Prawie 17 kg marihuany przechwycili lubuscy celnicy w jednym z kontrolowanych autokarów. Narkotyki znajdowały się w dwóch torbach podróżnych należących do 35-latka. Mężczyzna trafił do aresztu. Grozi mu co najmniej 10 lat więzienia.
Do zatrzymania autobusu przewożącego 70 pasażerów z Hiszpanii do Polski doszło w niedzielę rano. Kilkoro z nich poddano szczegółowej kontroli. Wśród nich był 35-latek bez stałego miejsca zamieszkania. Okazało się, że miał on przy sobie dwie duże torby podróżne w których przewoził marihuanę. W sumie celnicy znaleźli w nich 16 800 porcji narkotyku o wartości ponad pół miliona złotych.
W 15 woreczkach
- Mężczyzna nie zadał sobie nawet trudu, by podjąć chociaż próbę zamaskowania narkotyków. Być po prostu może trudno to zrobić w przypadku aż tak dużej ilości suszu. Zwyczajnie zapakowano je w 15 foliowych torebek – wyjaśnia Beata Downar-Zapolska, rzeczniczka prasowa Izby Celnej w Rzepinie.
Na wniosek prokuratury w Słubicach sąd przychylił się do wniosku o tymczasowe aresztowanie podejrzanego. Jak podaje rzeczniczka Izby Celnej, zatrzymanemu grozi co najmniej 10 lat więzienia.

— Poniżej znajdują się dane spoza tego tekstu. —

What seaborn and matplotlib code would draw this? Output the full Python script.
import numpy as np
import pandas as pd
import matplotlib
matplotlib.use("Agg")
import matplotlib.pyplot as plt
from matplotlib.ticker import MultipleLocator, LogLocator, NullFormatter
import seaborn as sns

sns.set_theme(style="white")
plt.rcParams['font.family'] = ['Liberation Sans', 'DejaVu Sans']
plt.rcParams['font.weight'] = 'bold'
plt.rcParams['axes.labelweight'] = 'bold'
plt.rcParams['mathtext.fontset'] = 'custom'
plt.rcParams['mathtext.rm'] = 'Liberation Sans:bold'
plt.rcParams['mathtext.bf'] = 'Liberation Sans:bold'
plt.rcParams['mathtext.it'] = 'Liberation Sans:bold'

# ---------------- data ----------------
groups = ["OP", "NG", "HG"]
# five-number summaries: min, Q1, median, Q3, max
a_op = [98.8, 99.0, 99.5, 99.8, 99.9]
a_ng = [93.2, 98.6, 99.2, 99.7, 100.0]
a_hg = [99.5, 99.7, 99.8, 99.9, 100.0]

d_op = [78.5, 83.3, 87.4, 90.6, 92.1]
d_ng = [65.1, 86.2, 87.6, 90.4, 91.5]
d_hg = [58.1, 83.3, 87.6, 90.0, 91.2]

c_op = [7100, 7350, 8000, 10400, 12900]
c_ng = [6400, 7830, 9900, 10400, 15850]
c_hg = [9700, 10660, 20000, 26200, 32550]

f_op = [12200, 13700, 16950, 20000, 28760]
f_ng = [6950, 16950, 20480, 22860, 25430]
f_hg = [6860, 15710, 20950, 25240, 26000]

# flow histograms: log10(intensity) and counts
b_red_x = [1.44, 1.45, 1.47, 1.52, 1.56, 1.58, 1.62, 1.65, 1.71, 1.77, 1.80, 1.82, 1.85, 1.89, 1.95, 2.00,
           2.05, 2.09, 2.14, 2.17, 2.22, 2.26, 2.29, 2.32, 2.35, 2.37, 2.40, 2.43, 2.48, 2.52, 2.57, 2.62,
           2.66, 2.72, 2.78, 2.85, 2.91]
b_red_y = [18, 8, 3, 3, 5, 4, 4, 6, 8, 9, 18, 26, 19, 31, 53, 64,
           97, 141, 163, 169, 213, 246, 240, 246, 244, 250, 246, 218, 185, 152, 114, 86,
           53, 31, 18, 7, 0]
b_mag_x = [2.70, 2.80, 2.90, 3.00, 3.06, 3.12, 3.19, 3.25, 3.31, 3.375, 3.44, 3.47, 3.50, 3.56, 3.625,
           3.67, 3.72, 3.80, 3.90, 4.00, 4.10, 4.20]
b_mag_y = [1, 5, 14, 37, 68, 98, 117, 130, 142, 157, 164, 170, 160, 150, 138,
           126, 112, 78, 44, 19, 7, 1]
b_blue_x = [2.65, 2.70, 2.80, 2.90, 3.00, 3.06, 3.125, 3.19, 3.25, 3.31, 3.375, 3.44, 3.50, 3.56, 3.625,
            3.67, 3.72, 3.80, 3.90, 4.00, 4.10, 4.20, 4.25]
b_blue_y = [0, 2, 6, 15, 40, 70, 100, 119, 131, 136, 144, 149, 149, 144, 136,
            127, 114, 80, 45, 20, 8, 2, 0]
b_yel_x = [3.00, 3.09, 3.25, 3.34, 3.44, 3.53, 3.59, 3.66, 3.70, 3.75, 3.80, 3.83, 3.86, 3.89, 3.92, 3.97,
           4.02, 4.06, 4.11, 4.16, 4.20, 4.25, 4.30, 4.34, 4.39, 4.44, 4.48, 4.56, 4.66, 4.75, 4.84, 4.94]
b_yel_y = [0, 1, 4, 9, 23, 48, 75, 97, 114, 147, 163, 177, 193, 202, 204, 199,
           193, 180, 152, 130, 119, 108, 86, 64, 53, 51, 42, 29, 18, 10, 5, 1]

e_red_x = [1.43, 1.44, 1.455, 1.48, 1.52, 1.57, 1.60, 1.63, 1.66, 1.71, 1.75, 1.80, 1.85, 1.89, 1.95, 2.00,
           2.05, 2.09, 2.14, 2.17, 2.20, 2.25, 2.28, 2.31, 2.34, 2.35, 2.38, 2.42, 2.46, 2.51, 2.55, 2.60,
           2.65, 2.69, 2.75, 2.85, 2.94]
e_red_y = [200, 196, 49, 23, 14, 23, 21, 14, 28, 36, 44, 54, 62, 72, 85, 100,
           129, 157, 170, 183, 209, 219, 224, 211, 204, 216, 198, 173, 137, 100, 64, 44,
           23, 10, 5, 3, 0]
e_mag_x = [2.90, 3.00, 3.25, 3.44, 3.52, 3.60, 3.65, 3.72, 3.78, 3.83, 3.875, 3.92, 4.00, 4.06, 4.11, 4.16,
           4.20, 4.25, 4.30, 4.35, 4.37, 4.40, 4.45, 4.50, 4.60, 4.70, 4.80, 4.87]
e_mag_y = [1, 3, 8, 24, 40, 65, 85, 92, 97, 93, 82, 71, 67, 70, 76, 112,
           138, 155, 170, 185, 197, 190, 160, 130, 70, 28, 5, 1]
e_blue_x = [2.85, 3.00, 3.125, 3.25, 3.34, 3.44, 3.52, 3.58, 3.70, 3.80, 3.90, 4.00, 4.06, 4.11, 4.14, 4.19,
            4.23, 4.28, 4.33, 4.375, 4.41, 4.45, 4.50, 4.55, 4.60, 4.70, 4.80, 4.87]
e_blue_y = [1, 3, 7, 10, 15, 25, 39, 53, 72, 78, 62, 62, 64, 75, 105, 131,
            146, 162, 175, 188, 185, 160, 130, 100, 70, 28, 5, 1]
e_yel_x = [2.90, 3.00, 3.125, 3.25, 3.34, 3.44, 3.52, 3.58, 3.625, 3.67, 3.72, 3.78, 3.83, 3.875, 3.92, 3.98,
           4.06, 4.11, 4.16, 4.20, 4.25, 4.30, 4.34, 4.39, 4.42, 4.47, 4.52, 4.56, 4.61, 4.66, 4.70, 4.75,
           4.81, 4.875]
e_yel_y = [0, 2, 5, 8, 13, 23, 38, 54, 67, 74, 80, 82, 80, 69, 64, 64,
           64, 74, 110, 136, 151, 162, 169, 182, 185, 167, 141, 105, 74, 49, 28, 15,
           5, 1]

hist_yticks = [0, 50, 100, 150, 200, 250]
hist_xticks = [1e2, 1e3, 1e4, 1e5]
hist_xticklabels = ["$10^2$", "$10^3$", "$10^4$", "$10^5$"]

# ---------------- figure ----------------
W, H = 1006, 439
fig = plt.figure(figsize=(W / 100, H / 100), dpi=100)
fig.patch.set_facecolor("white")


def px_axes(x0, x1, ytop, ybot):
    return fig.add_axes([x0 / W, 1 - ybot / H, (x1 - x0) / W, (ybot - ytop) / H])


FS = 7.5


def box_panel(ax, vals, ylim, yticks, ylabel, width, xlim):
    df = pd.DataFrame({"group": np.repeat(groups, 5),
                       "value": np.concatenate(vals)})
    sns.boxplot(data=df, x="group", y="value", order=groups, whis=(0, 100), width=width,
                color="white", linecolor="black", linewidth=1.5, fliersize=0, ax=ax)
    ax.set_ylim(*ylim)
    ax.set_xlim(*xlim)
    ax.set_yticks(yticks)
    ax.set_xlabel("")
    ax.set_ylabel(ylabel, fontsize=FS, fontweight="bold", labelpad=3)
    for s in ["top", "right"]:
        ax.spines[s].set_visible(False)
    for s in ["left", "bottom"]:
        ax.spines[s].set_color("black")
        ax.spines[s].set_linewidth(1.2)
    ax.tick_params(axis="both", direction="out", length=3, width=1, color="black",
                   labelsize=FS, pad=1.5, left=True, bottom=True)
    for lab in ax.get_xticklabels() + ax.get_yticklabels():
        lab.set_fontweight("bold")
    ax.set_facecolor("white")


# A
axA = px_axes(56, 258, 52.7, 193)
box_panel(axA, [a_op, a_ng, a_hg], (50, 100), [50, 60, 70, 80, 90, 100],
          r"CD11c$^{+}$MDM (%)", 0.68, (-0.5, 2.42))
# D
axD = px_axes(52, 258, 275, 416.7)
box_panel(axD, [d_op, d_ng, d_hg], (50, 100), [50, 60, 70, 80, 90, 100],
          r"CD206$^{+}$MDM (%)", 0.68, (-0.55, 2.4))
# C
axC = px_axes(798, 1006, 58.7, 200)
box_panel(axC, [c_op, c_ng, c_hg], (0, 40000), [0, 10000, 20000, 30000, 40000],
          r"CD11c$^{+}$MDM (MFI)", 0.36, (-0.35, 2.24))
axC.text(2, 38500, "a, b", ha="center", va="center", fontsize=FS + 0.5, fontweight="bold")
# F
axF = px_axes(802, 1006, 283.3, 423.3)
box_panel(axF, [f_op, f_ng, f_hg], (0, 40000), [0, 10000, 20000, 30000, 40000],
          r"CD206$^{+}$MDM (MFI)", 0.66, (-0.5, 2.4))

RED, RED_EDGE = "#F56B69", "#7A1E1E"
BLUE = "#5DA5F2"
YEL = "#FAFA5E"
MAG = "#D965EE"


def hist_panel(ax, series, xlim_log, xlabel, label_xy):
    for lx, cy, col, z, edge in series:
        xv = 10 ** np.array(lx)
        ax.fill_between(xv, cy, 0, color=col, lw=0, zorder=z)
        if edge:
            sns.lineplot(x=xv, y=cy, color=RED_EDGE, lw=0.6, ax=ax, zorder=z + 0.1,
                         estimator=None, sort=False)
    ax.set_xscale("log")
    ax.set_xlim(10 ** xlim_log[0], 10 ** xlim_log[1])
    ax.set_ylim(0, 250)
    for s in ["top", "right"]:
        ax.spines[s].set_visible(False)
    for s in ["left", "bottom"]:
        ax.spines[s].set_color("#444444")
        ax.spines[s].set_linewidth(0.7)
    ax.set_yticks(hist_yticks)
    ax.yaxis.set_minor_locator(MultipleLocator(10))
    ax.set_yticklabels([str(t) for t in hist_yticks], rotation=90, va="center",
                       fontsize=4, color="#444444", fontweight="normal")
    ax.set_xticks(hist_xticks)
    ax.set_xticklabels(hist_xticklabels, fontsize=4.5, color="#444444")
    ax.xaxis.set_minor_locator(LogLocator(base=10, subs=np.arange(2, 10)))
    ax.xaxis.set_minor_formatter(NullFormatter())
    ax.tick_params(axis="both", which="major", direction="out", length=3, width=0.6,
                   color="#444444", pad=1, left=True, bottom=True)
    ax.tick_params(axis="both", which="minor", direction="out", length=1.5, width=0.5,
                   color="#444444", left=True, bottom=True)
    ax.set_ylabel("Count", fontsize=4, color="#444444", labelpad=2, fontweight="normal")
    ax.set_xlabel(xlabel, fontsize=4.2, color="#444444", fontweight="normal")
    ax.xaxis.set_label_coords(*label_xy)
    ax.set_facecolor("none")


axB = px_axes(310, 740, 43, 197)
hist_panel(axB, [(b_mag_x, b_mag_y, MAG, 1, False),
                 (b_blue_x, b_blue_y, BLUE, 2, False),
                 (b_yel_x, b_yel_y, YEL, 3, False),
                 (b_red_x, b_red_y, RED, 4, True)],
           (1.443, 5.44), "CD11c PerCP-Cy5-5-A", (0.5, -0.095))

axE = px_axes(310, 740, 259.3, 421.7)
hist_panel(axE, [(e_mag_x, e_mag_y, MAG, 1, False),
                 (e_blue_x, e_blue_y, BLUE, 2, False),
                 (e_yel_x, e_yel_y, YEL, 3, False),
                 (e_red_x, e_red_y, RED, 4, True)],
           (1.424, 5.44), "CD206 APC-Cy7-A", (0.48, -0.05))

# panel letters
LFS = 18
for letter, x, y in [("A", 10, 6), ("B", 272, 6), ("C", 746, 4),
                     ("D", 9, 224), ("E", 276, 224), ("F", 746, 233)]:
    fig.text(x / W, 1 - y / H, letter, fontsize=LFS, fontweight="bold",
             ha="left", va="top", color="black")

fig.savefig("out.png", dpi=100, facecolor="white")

W tym roku przechwycili 57 kg
Przez 5 miesięcy tego roku lubuska Służba Celna zapobiegła w sumie 28 próbom przemytu narkotyków. Przejęto łącznie 57 kg środków odurzających. To dwa razy więcej niż rok temu. Między styczniem a majem 2013 r. zatrzymano 18 osób przy których znaleziono ponad 31 kg narkotyków.